"if nothing ever changed there would be no butterflies"
Oh how true this is.....i saw this sign a few months ago in a Cracker Barrel gift shop, and had to have it. It was overpriced but something about it struck me.....
I have been thinking and worrying a lot the past few weeks about change. The deployment is almost over and I am getting nervous. I have changed a lot this year probably. I don't feel like the same girl he left.
What if he does not like the me I am now. What if he has changed, too. I mean how could he have not. Its been a long time. And what if I do not like the new him....
So what do we do now. How do we go about being together and minimizing conflict? How do I deal with whatever awkwardness there will inevitably be.
I have all these crazy irrational fears running through my head all the time and its driving me nuts. To the point that I have decided to seek a Dr's advice on how to deal with what I have been through and how to deal with what is coming up. I hate to say that i have procrastinated on this too long, i let my fear keep me from looking for help. I kept thinking I can do this on my own. But this week it just hit me that maybe i can't. That and just the stress of 2 kids on my own and a house falling down around me....i want to be at my own best when he gets here. I don't want my personal stuff to get in OUR way once he is home.
But really I am starting to think after talking with another good friend that has been there and done that and has the t-shirt, that maybe the army should make this more readily available and easier to get if your spouse deploys, not mandatory per se but maybe they should at least suggest this option a lil more.

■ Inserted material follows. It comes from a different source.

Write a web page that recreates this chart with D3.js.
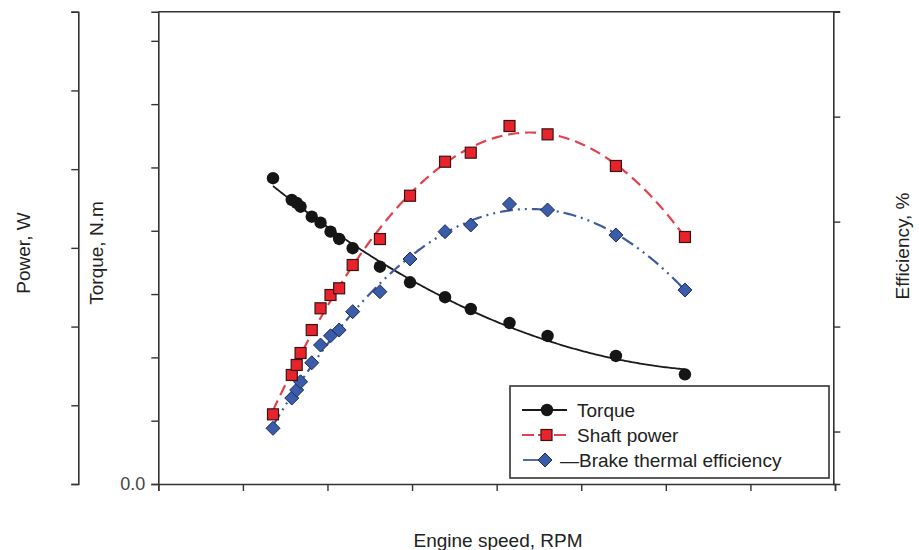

And really how could counseling hurt.....it can only help I figure.
So wish me luck as I try to find someone who can see me soon and not in 3 months.....as was the case when i tried to get help for my son....
But I hope that all of these changes in me and in him will only help us. Its been a rough year and I'm ready for things to get to a new normal . And I want to make my marriage even better than it has ever been. I hope he feels the same way.